If you have ever opened the back of a truck or stepped into a workshop and seen a stack of plastic boxes, loose tools in a cardboard box, or a steel toolbox that weighs as much as the tools inside, you probably understand the appeal of a well-organised aluminium toolbox with drawers. They are not flashy. They do not have motors or batteries. But for people who use tools every day—tradespeople, mechanics, serious hobbyists—a good aluminium toolbox with drawers can change how you work.

An aluminium toolbox with drawers is exactly what it sounds like: a storage box made primarily from aluminium sheet or aluminium composite, with two or more sliding drawers inside. Unlike a traditional cantilever toolbox (where the sides fold out) or a simple steel chest, this design keeps tools in separate layers. You open the lid, pull out a drawer, and there are your screwdrivers. Pull another drawer, and there are your spanners. You are not digging through a pile of tools to find one 10mm socket.
The short answer is weight and corrosion. A steel toolbox of the same size would be two to three times heavier. If you carry your toolbox in and out of a truck every day, those kilograms add up quickly. Aluminium is also naturally rust-resistant. Not rust-proof if you leave it in salt water for a month, but far better than painted steel, which starts showing orange spots the moment the paint chips. Plastic boxes are light but often lack rigidity. A heavy drawer full of tools can warp plastic runners or crack the corners. Aluminium sits in the middle—light enough to carry, strong enough to last.

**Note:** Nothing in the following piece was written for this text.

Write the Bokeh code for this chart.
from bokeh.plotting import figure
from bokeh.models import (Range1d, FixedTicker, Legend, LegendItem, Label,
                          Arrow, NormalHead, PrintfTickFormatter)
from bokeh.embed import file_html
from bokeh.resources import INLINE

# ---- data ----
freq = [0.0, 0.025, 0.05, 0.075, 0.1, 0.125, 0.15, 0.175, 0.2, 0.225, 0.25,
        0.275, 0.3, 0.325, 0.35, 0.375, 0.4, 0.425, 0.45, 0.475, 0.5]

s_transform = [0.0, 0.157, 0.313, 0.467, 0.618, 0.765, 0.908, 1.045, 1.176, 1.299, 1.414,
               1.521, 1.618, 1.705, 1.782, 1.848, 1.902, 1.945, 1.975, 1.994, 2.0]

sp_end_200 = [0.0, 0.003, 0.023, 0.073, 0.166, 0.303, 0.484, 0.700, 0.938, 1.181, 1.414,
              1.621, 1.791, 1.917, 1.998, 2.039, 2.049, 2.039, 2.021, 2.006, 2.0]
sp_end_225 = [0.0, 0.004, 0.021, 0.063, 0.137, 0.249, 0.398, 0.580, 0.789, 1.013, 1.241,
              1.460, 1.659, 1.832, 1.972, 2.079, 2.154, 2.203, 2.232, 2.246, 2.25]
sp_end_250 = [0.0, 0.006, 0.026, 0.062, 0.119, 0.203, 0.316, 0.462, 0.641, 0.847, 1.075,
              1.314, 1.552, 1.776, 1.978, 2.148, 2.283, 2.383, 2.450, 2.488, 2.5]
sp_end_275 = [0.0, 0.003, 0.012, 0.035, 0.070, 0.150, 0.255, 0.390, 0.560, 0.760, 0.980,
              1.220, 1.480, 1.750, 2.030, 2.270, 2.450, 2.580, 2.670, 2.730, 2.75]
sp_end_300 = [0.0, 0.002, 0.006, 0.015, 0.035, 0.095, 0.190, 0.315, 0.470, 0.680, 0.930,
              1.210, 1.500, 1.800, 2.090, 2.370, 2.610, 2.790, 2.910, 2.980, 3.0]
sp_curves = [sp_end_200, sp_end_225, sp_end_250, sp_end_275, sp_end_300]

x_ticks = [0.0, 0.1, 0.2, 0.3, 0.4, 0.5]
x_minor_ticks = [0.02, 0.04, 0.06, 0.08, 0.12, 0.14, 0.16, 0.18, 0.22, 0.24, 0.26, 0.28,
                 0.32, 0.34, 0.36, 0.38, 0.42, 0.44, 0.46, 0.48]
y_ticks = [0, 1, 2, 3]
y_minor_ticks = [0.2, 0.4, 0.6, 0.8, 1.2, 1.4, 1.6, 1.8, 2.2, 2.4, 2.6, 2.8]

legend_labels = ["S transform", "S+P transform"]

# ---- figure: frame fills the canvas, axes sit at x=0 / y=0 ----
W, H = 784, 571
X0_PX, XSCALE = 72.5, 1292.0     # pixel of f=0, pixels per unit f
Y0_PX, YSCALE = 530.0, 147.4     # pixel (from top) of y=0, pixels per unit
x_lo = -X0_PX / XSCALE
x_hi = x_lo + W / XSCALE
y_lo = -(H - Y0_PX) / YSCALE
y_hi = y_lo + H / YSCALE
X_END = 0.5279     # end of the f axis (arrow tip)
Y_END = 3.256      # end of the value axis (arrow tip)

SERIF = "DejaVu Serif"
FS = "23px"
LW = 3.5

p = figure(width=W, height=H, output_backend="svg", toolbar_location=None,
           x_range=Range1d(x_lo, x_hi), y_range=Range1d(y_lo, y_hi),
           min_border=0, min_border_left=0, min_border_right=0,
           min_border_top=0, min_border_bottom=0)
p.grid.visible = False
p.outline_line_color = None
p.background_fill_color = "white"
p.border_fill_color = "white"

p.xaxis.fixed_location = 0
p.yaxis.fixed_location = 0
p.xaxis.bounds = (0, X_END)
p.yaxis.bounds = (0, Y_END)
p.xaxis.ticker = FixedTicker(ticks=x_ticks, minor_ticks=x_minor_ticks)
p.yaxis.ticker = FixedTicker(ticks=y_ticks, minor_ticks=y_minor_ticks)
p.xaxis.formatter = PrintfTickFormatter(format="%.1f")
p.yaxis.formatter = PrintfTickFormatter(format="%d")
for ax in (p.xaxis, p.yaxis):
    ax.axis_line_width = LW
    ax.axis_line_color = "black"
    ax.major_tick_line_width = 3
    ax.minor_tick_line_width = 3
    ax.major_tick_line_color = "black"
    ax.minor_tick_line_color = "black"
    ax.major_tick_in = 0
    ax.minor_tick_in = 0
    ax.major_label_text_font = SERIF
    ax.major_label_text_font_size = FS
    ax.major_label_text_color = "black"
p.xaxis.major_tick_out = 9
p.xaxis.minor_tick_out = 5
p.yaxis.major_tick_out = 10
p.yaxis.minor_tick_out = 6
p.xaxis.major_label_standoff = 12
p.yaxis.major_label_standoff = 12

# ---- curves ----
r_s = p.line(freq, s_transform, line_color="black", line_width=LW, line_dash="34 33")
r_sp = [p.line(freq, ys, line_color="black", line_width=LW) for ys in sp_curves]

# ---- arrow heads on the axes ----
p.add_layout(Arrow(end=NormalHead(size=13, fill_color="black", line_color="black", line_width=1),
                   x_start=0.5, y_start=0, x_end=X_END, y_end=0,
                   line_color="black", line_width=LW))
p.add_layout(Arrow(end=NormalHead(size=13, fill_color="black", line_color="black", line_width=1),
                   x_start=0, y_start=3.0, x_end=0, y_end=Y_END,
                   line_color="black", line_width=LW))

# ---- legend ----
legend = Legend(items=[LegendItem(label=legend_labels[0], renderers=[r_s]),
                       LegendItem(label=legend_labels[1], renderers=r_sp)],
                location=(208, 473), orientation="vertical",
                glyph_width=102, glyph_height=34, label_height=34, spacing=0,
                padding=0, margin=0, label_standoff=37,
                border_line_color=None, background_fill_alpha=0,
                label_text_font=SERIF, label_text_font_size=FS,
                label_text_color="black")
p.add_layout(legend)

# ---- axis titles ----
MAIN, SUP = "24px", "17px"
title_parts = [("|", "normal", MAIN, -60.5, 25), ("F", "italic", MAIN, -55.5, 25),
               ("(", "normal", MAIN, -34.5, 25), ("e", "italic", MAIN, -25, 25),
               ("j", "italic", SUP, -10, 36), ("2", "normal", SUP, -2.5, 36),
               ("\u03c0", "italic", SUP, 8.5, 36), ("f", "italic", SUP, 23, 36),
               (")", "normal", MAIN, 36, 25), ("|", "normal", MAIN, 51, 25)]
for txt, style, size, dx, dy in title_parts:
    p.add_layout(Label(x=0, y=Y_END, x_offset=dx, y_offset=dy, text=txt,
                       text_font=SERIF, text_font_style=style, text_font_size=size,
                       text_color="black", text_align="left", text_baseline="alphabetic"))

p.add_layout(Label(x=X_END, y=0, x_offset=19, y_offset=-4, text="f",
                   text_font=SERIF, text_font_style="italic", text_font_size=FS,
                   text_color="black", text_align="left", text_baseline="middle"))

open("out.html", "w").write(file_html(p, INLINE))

Not all drawers are created equal. The most common complaint about cheaper aluminium toolboxes is that the drawers do not slide smoothly, especially when loaded. Here is what actually matters:
Drawer runners. Look for ball-bearing slides, not just aluminium rubbing against aluminium. Ball-bearing slides (usually steel) rated for 20–40 kg per drawer make a noticeable difference. Without them, a fully loaded drawer feels like dragging a brick across sandpaper.
Drawer height. A good toolbox offers at least two drawer sizes: shallow (about 40–50mm) for small hand tools (wrenches, pliers, screwdrivers), and deeper (70–100mm) for power tools, hammers, or tool rolls. Some boxes use the same height for all drawers, which wastes space on small tools.

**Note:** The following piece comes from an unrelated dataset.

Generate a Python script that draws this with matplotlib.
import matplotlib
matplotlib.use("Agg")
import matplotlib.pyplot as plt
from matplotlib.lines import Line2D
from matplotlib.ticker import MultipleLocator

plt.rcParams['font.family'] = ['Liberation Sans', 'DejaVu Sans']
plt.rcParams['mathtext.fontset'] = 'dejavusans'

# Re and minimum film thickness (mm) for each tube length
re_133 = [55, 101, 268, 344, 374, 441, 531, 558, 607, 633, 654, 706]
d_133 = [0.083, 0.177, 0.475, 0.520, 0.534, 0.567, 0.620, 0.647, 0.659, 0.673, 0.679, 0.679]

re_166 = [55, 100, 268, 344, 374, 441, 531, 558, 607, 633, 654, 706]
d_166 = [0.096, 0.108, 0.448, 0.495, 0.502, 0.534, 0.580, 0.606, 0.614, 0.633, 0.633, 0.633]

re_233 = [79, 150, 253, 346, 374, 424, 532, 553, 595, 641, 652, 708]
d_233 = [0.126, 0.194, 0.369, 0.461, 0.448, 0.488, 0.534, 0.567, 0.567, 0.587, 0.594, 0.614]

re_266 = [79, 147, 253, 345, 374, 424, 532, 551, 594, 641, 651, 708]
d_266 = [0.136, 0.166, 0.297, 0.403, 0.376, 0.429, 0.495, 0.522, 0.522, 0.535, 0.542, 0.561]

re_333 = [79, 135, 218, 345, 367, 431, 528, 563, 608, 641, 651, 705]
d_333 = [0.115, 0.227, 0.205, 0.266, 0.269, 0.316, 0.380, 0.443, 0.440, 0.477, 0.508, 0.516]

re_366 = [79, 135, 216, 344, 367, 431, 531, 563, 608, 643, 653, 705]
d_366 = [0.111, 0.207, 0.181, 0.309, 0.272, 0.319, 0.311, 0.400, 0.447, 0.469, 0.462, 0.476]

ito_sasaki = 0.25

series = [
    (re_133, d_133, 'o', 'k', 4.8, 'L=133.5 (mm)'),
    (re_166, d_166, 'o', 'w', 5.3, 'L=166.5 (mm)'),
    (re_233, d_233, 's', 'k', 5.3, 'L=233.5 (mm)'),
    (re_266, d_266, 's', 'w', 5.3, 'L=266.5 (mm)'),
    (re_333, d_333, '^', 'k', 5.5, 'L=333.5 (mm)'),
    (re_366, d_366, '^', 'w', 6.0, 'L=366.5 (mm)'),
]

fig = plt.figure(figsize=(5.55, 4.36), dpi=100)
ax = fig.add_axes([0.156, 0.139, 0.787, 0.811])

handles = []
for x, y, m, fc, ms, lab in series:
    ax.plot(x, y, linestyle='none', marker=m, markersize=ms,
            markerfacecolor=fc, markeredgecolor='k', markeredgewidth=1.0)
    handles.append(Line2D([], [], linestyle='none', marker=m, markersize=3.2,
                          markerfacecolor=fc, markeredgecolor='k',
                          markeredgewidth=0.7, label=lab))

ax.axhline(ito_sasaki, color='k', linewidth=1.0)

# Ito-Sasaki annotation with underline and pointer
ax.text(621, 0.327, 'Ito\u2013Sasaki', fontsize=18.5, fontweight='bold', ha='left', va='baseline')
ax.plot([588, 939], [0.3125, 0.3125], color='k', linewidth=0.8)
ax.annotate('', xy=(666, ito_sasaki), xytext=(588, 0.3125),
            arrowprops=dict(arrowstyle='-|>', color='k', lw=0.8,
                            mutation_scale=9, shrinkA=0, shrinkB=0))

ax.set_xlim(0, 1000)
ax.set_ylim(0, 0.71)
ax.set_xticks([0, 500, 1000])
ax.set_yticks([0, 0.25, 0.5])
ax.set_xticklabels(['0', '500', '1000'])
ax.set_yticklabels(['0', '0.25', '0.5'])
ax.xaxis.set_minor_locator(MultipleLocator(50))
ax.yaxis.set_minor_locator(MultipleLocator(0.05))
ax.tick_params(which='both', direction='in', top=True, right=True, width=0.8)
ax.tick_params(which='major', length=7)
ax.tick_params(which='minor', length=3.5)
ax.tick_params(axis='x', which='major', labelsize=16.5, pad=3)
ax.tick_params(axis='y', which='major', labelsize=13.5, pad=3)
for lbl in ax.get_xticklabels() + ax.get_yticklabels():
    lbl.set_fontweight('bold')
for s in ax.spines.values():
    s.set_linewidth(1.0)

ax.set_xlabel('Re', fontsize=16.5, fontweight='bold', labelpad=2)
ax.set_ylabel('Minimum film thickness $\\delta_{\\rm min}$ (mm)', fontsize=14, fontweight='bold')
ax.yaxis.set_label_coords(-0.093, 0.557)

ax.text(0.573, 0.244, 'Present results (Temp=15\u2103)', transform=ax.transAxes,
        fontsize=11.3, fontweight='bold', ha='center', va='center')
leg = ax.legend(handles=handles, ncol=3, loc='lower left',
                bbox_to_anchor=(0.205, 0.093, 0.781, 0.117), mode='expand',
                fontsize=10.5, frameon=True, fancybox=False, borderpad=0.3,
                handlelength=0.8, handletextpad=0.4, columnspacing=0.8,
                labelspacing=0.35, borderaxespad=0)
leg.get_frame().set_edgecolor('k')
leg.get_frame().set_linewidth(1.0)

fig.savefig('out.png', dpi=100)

Locking mechanism. Most aluminium toolboxes have a central locking bar that runs down the front, locking all drawers when the lid is closed. This works well, but check that the locking bar does not bend when you close the lid. A bent bar will miss the drawer catches, and then your drawers will slide open when you carry the box by the handle. That is a fast way to lose a favourite tool.
Drawer liners. The factory often includes thin foam or rubber mats. Replace them with something thicker (about 3–5mm EVA foam) after a few months. The stock liners tend to slide around.

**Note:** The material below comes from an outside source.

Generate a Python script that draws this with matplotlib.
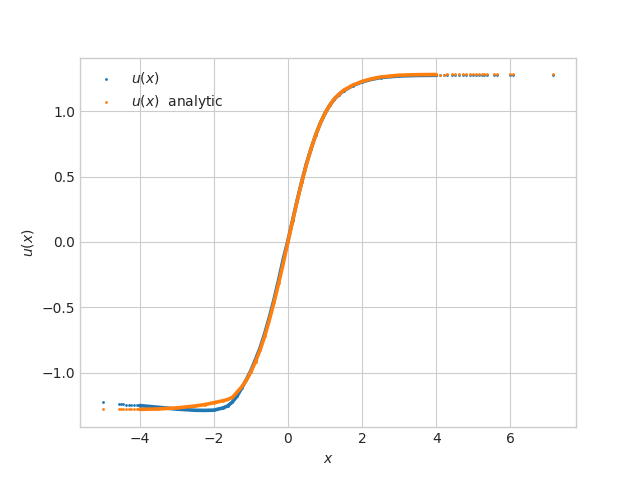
import numpy as np
import matplotlib
matplotlib.use("Agg")
import matplotlib.pyplot as plt

# curve nodes (dense part of the sample)
x_core = [-4.0, -3.5, -3.0, -2.5, -2.25, -2.0, -1.75, -1.625, -1.5, -1.375, -1.25, -1.125,
          -1.0, -0.875, -0.75, -0.625, -0.5, -0.375, -0.25, -0.125, 0.0, 0.125, 0.25, 0.375,
          0.5, 0.625, 0.75, 0.875, 1.0, 1.125, 1.25, 1.375, 1.5, 1.75, 2.0, 2.25, 2.5, 3.0,
          3.5, 4.0]
u_model_core = [-1.252, -1.265, -1.279, -1.288, -1.289, -1.287, -1.270, -1.255, -1.225, -1.18, -1.12, -1.055,
                -0.985, -0.90, -0.81, -0.70, -0.575, -0.44, -0.29, -0.13, 0.01, 0.165, 0.32, 0.465,
                0.60, 0.715, 0.82, 0.91, 0.985, 1.045, 1.093, 1.128, 1.157, 1.197, 1.225, 1.244, 1.258, 1.270,
                1.274, 1.275]
u_exact_core = [-1.281, -1.278, -1.270, -1.255, -1.245, -1.230, -1.215, -1.205, -1.19, -1.15, -1.11, -1.06,
                -0.995, -0.915, -0.825, -0.72, -0.595, -0.46, -0.315, -0.16, 0.0, 0.16, 0.315, 0.46,
                0.595, 0.715, 0.82, 0.91, 0.985, 1.045, 1.095, 1.13, 1.16, 1.20, 1.228, 1.248, 1.262, 1.276,
                1.280, 1.281]

# sparse tail points
x_tail = [-5.0, -4.55, -4.5, -4.45, -4.38, -4.3, -4.22, -4.15, -4.08,
          4.1, 4.2, 4.3, 4.42, 4.5, 4.6, 4.72, 4.8, 4.9, 5.0, 5.08, 5.15, 5.22, 5.3, 5.37,
          5.55, 5.64, 6.0, 6.08, 7.16]
u_model_tail = [-1.228, -1.239, -1.241, -1.242, -1.244, -1.246, -1.248, -1.249, -1.251,
                1.275, 1.275, 1.275, 1.276, 1.276, 1.276, 1.276, 1.276, 1.276, 1.276, 1.276, 1.276, 1.276, 1.276, 1.276,
                1.276, 1.276, 1.276, 1.276, 1.276]
u_exact_tail = [-1.282, -1.282, -1.282, -1.282, -1.282, -1.282, -1.282, -1.282, -1.281,
                1.281, 1.281, 1.282, 1.282, 1.282, 1.282, 1.282, 1.282, 1.282, 1.282, 1.282, 1.282, 1.282, 1.282, 1.282,
                1.282, 1.282, 1.282, 1.282, 1.282]

plt.style.use("seaborn-v0_8-whitegrid")
plt.rcParams['font.family'] = ['DejaVu Sans']

fig, ax = plt.subplots(figsize=(6.4, 4.8), dpi=100)

x_all = np.concatenate([x_tail, x_core])
um_all = np.concatenate([u_model_tail, u_model_core])
ue_all = np.concatenate([u_exact_tail, u_exact_core])

ax.scatter(x_all, um_all, s=1, color="C0", label="$u(x)$")
ax.plot(x_core, u_model_core, color="C0", lw=2.6)
ax.scatter(x_all, ue_all, s=1, color="C1", label="$u(x)$  analytic")
ax.plot(x_core, u_exact_core, color="C1", lw=2.6)

ax.set_xlabel("$x$")
ax.set_ylabel("$u(x)$")
ax.legend(loc="upper left")

fig.savefig("out.png")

Small (approx 450mm wide, 3–4 drawers). Good for a car boot or a home workshop bench. Holds about 15–25kg of tools. You can carry it with one hand, but it is a stretch.
Medium (approx 600mm wide, 5–7 drawers). The most practical size for a tradesperson. Fits on a truck floor or under a workbench. Four shallow drawers and two deeper ones. About 30–45kg when fully loaded. You carry it with two hands, or better yet, put wheels on it.
Large (approx 750mm wide, 8–10 drawers). Too heavy to carry regularly. This sits on a workshop floor or in a service truck body. Often has locking castors. You do not lift it; you wheel it.
A well-made aluminium toolbox with drawers will last ten to fifteen years with normal use. The weak points are not the aluminium itself but the moving parts: drawer slides (replaceable), drawer handles (check that they are riveted, not screwed into thin aluminium), and the lid hinge. A continuous piano hinge (one long hinge the full width of the box) is much stronger than two or three small hinges. You can test the hinge by opening the lid, holding it at about 45 degrees, and letting go. If it stays, it has a friction or gas strut. If it slams down, either the struts are worn or the hinge is loose.